Surely in the 20th century of the Prince of Peace, in the millennium of Buddha and Mahmoud, and in the mightiest age of Human Reason there can be found in the civilised world enough of altruism, learning and benevolence to develop native institutions for the native's good rather than continuing to allow the majority of mankind to be brutalised and enslaved by ignorant and selfish agents of commercial institutions whose one aim is profit and power for the few.

And this brings us to the crux of the matter; it is to the shame of the world that to-day the relations between the main groups of mankind and their mutual estimate and respect is determined chiefly by the degree in which one can subject the other to its service,--enslaving labour, making ignorance compulsory, uprooting ruthlessly religion and custom and destroying government so that the favoured few may luxuriate in the toil of the tortured many. ...

This great industrial problem which has hitherto been regarded as the domestic problem of the culture lands must be viewed far more broadly if it is ever to revive just settlement. Labour and Capital in England can never solve their problem as long as a similar and vastly greater problem of poverty and injustice marks the relations of the whiter and darker peoples.
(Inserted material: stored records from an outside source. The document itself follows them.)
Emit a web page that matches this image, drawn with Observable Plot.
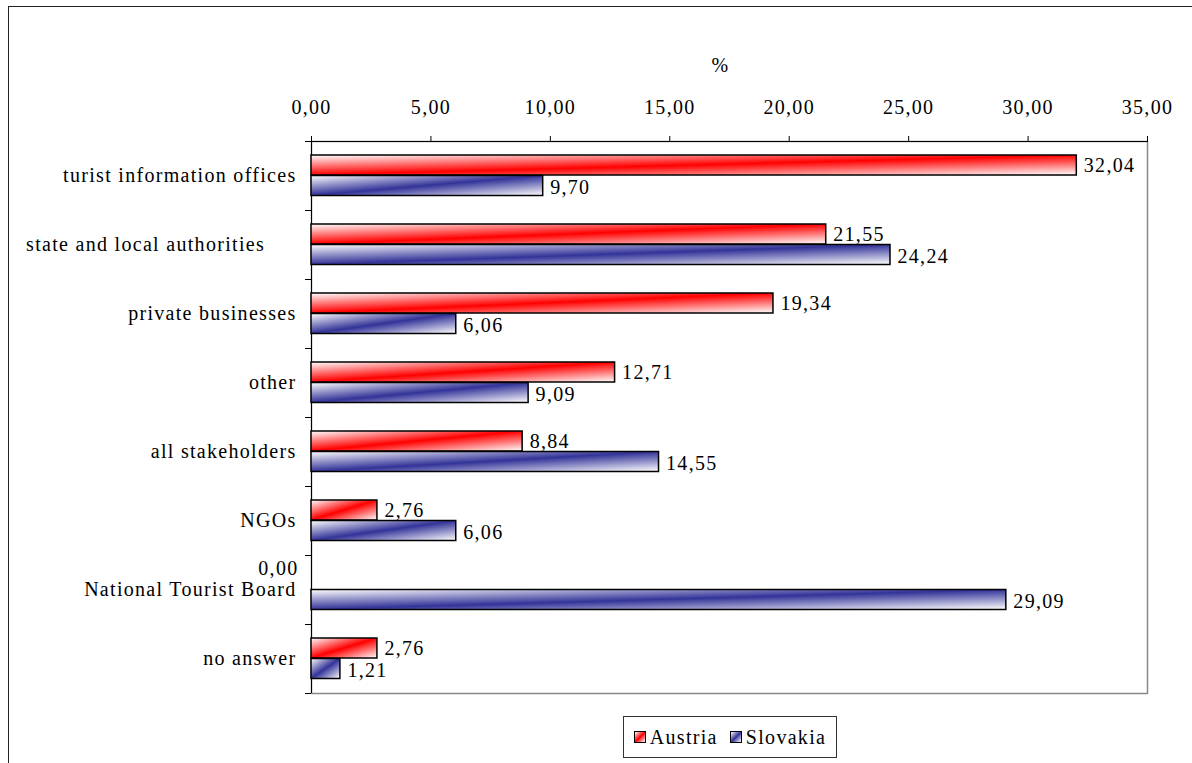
<!DOCTYPE html>
<html>
<head>
<meta charset="utf-8">
<script src="https://cdn.jsdelivr.net/npm/d3@7"></script>
<script src="https://cdn.jsdelivr.net/npm/@observablehq/plot@0.6"></script>
<style>
  html, body { margin: 0; padding: 0; background: #fff; overflow: hidden; }
  body { width: 1192px; height: 763px; position: relative; font-family: "Liberation Serif", "Times New Roman", serif; }
  #outer { position: absolute; left: 8px; top: 6px; width: 1300px; height: 900px; border: 1.5px solid #222; box-sizing: border-box; }
  #chart { position: absolute; left: 0; top: 0; }
  #chart svg text { white-space: pre; letter-spacing: 1.3px; }
  #legend { position: absolute; left: 623px; top: 716px; width: 214px; height: 42px; box-sizing: border-box;
            border: 1px solid #333; display: flex; align-items: center; justify-content: center; gap: 12px;
            font-size: 20px; letter-spacing: 1.3px; color: #000; }
  .item { display: flex; align-items: center; gap: 4px; }
  .sw { width: 12px; height: 12px; border: 1.5px solid #000; box-sizing: border-box; }
</style>
</head>
<body>
<div id="outer"></div>
<div id="chart"></div>
<div id="legend"></div>
<script>
// Who is responsible: share of answers (%) by country
const categories = [
  "turist information offices",
  "state and local authorities     ",
  "private businesses",
  "other",
  "all stakeholders",
  "NGOs",
  "National Tourist Board",
  "no answer"
];
const austria = [32.04, 21.55, 19.34, 12.71, 8.84, 2.76, 0.00, 2.76];
const slovakia = [9.70, 24.24, 6.06, 9.09, 14.55, 6.06, 29.09, 1.21];
const series = ["Austria", "Slovakia"];
const seriesColors = ["#ff0000", "#333399"];
const xTicks = [0, 5, 10, 15, 20, 25, 30, 35];

const rows = [];
categories.forEach((c, i) => {
  rows.push({category: c, series: "Austria", value: austria[i]});
  rows.push({category: c, series: "Slovakia", value: slovakia[i]});
});
const at = rows.filter(d => d.series === "Austria");
const sk = rows.filter(d => d.series === "Slovakia");
const fmt = v => v.toFixed(2).replace(".", ",");

// gradient fills: white - colour - white along the bar's diagonal
const gradId = s => "grad-" + s.toLowerCase();
const defs = () => {
  const g = d3.create("svg:defs");
  series.forEach((s, i) => {
    const lg = g.append("linearGradient").attr("id", gradId(s))
      .attr("x1", 0).attr("y1", 0).attr("x2", 1).attr("y2", 1);
    lg.append("stop").attr("offset", "0%").attr("stop-color", "#ffffff");
    lg.append("stop").attr("offset", "50%").attr("stop-color", seriesColors[i]);
    lg.append("stop").attr("offset", "100%").attr("stop-color", "#ffffff");
  });
  return g.node();
};

const plot = Plot.plot({
  width: 1192,
  height: 700,
  marginLeft: 311,
  marginRight: 45,
  marginTop: 141,
  marginBottom: 7,
  style: {fontFamily: "'Liberation Serif', 'Times New Roman', serif", fontSize: "20px", color: "#000", background: "transparent"},
  x: {domain: [0, 35], axis: null},
  y: {domain: categories, padding: 0, axis: null},
  marks: [
    defs,
    Plot.frame({stroke: "#888", strokeWidth: 1.5}),
    // top value axis
    Plot.axisX({anchor: "top", ticks: xTicks, tickFormat: fmt, tickSize: 6, tickPadding: 22, label: null, stroke: "#000"}),
    Plot.frame({anchor: "top", stroke: "#000", strokeWidth: 1}),
    Plot.text(["%"], {frameAnchor: "top", dx: -9, dy: -84}),
    // category axis: labels at band centres, ticks at band edges
    Plot.axisY({anchor: "left", tickSize: 0, tickPadding: 15, label: null}),
    Plot.axisY({anchor: "left", tickSize: 6, text: null, dy: -34.5, label: null}),
    Plot.axisY(categories.slice(-1), {anchor: "left", tickSize: 6, text: null, dy: 34.5, label: null}),
    Plot.ruleX([0], {stroke: "#000", strokeWidth: 1}),
    // bars
    Plot.barX(at.filter(d => d.value > 0), {x: "value", y: "category", insetTop: 14, insetBottom: 35,
      fill: `url(#${gradId("Austria")})`, stroke: "#000", strokeWidth: 1.5}),
    Plot.barX(sk.filter(d => d.value > 0), {x: "value", y: "category", insetTop: 34.5, insetBottom: 14.5,
      fill: `url(#${gradId("Slovakia")})`, stroke: "#000", strokeWidth: 1.5}),
    // value labels
    Plot.text(at.filter(d => d.value > 0), {x: "value", y: "category", text: d => fmt(d.value),
      textAnchor: "start", dx: 7, dy: -10}),
    Plot.text(at.filter(d => d.value === 0), {x: "value", y: "category", text: d => fmt(d.value),
      textAnchor: "end", dx: -13, dy: -21}),
    Plot.text(sk, {x: "value", y: "category", text: d => fmt(d.value),
      textAnchor: "start", dx: 7, dy: 12})
  ]
});
document.getElementById("chart").appendChild(plot);

// legend
const legend = d3.select("#legend");
series.forEach(s => {
  const it = legend.append("div").attr("class", "item");
  it.append("div").attr("class", "sw")
    .style("background", `linear-gradient(135deg, #fff 0%, ${seriesColors[series.indexOf(s)]} 50%, #fff 100%)`);
  it.append("span").text(s);
});
</script>
</body>
</html>
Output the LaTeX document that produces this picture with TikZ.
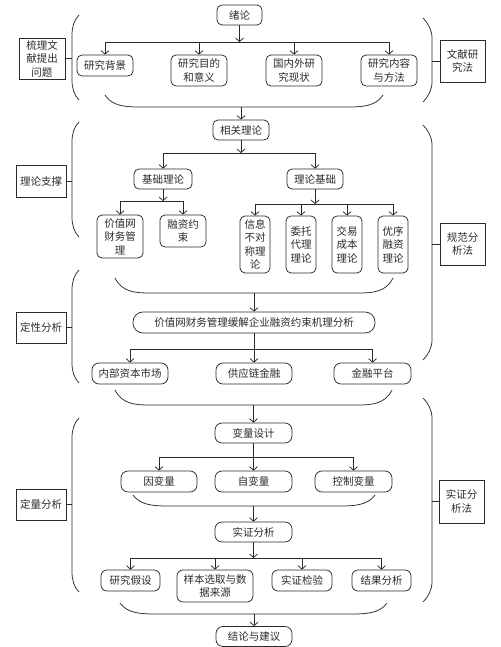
\documentclass[tikz,border=0pt]{standalone}
\usepackage{fontspec}
\newfontfamily\cjk{Noto Sans CJK SC}
\usetikzlibrary{arrows.meta}
\definecolor{ink}{HTML}{2A2A2A}
\newcommand\mylbrk[2]{\draw[ln] (79,#1) .. controls (74,#1+5) and (72,#1+12) .. (72,#1+20) -- (72,#2-20) .. controls (72,#2-12) and (74,#2-5) .. (79,#2);}
\newcommand\myrbrk[2]{\draw[ln] (423,#1) .. controls (428,#1+5) and (432,#1+12) .. (432,#1+20) -- (432,#2-20) .. controls (432,#2-12) and (428,#2-5) .. (423,#2);}
\newcommand\mybrace[4]{\draw[ln] (#1,#3) .. controls (#1+7,#4-1) and (#1+20,#4) .. (#1+35,#4) -- (#2-35,#4) .. controls (#2-20,#4) and (#2-7,#4-1) .. (#2,#3);}
\begin{document}
\begin{tikzpicture}[x=1pt,y=-1pt,
  ln/.style={draw=ink,line width=0.75pt},
  arr/.style={ln,-{Straight Barb[length=3.5pt,width=8pt]}},
  box/.style={ln,rounded corners=5pt,inner sep=0pt,align=center,text=ink,
    font=\cjk\fontsize{10.5}{13.5}\selectfont},
  pill/.style={box,rounded corners=10pt},
  lab/.style={ln,inner sep=0pt,align=center,text=ink,
    font=\cjk\fontsize{10.5}{13.5}\selectfont}]
\useasboundingbox (0,0) rectangle (500,647);
% ---- section 1
\node[box,minimum width=45,minimum height=20] (xulun) at (239.5,15) {绪论};
\node[box,minimum width=56,minimum height=21] (bg) at (105,65.5) {研究背景};
\node[box,minimum width=56,minimum height=31] (md) at (199,70.5) {研究目的\\和意义};
\node[box,minimum width=56,minimum height=31] (xz) at (294,70.5) {国内外研\\究现状};
\node[box,minimum width=56,minimum height=31] (nr) at (389,70.5) {研究内容\\与方法};
\coordinate (h1L) at (105,42); \coordinate (h1R) at (389,42);
\draw[ln] (h1L) -- (h1R);
\draw[arr] (xulun) -- (xulun |- h1L);
\foreach \n in {bg,md,xz,nr} \draw[arr] (\n |- h1L) -- (\n);
\mybrace{105}{383}{95}{107}
\coordinate (b1) at (243,107);
% ---- section 2
\node[box,minimum width=56,minimum height=20] (xgll) at (241,130) {相关理论};
\draw[arr] (xgll |- b1) -- (xgll);
\node[box,minimum width=58,minimum height=20] (jcll) at (163,179) {基础理论};
\node[box,minimum width=56,minimum height=20] (lljc) at (315,179) {理论基础};
\coordinate (h2L) at (163,153); \coordinate (h2R) at (315,153);
\draw[ln] (h2L) -- (h2R);
\draw[arr] (xgll) -- (xgll |- h2L);
\draw[arr] (jcll |- h2L) -- (jcll);
\draw[arr] (lljc |- h2L) -- (lljc);
\node[box,minimum width=46,minimum height=43] (jzw) at (120,236.5) {价值网\\财务管\\理};
\node[box,minimum width=46,minimum height=32] (rzys) at (183,231) {融资约\\束};
\coordinate (h3L) at (120,201); \coordinate (h3R) at (183,201);
\draw[ln] (h3L) -- (h3R);
\draw[arr] (jcll) -- (jcll |- h3L);
\draw[arr] (jzw |- h3L) -- (jzw);
\draw[arr] (rzys |- h3L) -- (rzys);
\node[box,minimum width=30,minimum height=57] (xx) at (255,244.5) {信息\\不对\\称理\\论};
\node[box,minimum width=30,minimum height=57] (wt) at (301,244.5) {委托\\代理\\理论};
\node[box,minimum width=30,minimum height=57] (jy) at (347,244.5) {交易\\成本\\理论};
\node[box,minimum width=30,minimum height=57] (yx) at (393,244.5) {优序\\融资\\理论};
\coordinate (h4L) at (255,204); \coordinate (h4R) at (393,204);
\draw[ln] (h4L) -- (h4R);
\draw[arr] (lljc) -- (lljc |- h4L);
\foreach \n in {xx,wt,jy,yx} \draw[arr] (\n |- h4L) -- (\n);
\mybrace{115}{393}{278}{293}
\coordinate (b2) at (254,293);
% ---- section 3
\node[pill,minimum width=242,minimum height=21] (jl) at (254,322.5) {价值网财务管理缓解企业融资约束机理分析};
\draw[arr] (jl |- b2) -- (jl);
\node[box,rounded corners=7pt,minimum width=76,minimum height=21] (nb) at (130,373.5) {内部资本市场};
\node[box,rounded corners=7pt,minimum width=76,minimum height=21] (gy) at (254,373.5) {供应链金融};
\node[box,rounded corners=7pt,minimum width=77,minimum height=21] (jr) at (372.5,373.5) {金融平台};
\coordinate (h5L) at (130,349); \coordinate (h5R) at (372.5,349);
\draw[ln] (h5L) -- (h5R);
\draw[ln] (jl) -- (jl |- h5L);
\foreach \n in {nb,gy,jr} \draw[arr] (\n |- h5L) -- (\n);
\mybrace{115}{392}{390}{405}
\coordinate (b3) at (253.5,405);
% ---- section 4
\node[box,rounded corners=7pt,minimum width=77,minimum height=20] (blsj) at (253.5,433) {变量设计};
\draw[arr] (blsj |- b3) -- (blsj);
\node[box,rounded corners=7pt,minimum width=76,minimum height=21] (ybl) at (159,481.5) {因变量};
\node[box,rounded corners=7pt,minimum width=77,minimum height=21] (zbl) at (253.5,481.5) {自变量};
\node[box,rounded corners=7pt,minimum width=77,minimum height=21] (kz) at (353.5,481.5) {控制变量};
\coordinate (h6L) at (159,457); \coordinate (h6R) at (353.5,457);
\draw[ln] (h6L) -- (h6R);
\draw[ln] (blsj) -- (blsj |- h6L);
\foreach \n in {ybl,zbl,kz} \draw[arr] (\n |- h6L) -- (\n);
\mybrace{133}{375}{495}{506}
\coordinate (b4) at (253.5,506);
\node[box,rounded corners=7pt,minimum width=77,minimum height=20] (sz) at (253.5,532) {实证分析};
\draw[arr] (sz |- b4) -- (sz);
\node[box,rounded corners=6pt,minimum width=59,minimum height=21] (jx) at (130.5,580.5) {研究假设};
\node[box,rounded corners=6pt,minimum width=76,minimum height=32] (ybq) at (215,586) {样本选取与数\\据来源};
\node[box,rounded corners=6pt,minimum width=60,minimum height=21] (sj) at (302,580.5) {实证检验};
\node[box,rounded corners=6pt,minimum width=59,minimum height=21] (jg) at (381.5,580.5) {结果分析};
\coordinate (h7L) at (130.5,558); \coordinate (h7R) at (381.5,558);
\draw[ln] (h7L) -- (h7R);
\draw[arr] (sz) -- (sz |- h7L);
\foreach \n in {jx,ybq,sj,jg} \draw[arr] (\n |- h7L) -- (\n);
\mybrace{120}{387}{603}{614}
\coordinate (b5) at (254,614);
\node[box,rounded corners=7pt,minimum width=76,minimum height=20] (jljy) at (254,636.5) {结论与建议};
\draw[arr] (jljy |- b5) -- (jljy);
% ---- side brackets and labels
\mylbrk{15}{100}
\mylbrk{122}{237}
\mylbrk{270}{383}
\mylbrk{418}{592}
\myrbrk{18}{102}
\myrbrk{125}{360}
\myrbrk{398}{602}
\node[lab,minimum width=46,minimum height=41] (L1) at (42,58.5) {梳理文\\献提出\\问题};
\node[lab,minimum width=50,minimum height=32] (L2) at (41,181) {理论支撑};
\node[lab,minimum width=50,minimum height=31] (L3) at (41,327.5) {定性分析};
\node[lab,minimum width=50,minimum height=31] (L4) at (41,504.5) {定量分析};
\node[lab,minimum width=45,minimum height=42] (R1) at (462.5,61) {文献研\\究法};
\node[lab,minimum width=45,minimum height=42] (R2) at (462.5,244) {规范分\\析法};
\node[lab,minimum width=45,minimum height=43] (R3) at (461.5,501.5) {实证分\\析法};
\coordinate (lx) at (72,0); \coordinate (rx) at (432,0);
\foreach \n in {L1,L2,L3,L4} \draw[ln] (\n.east) -- (\n.east -| lx);
\foreach \n in {R1,R2,R3} \draw[ln] (\n.west) -- (\n.west -| rx);
\end{tikzpicture}
\end{document}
It is shameful, irreligious, unscientific and undemocratic that the estimate that half the peoples of the earth put on the other half, depends mainly on their ability to squeeze money out of them.

If we are coming to recognise that the great modern problem is to correct maladjustment in the distribution of wealth, it must be remembered that the basic maladjustment is in the outrageously unjust distribution of world income between the dominant and suppressed peoples,--in the rape of land and raw material, the monopoly of technique and culture.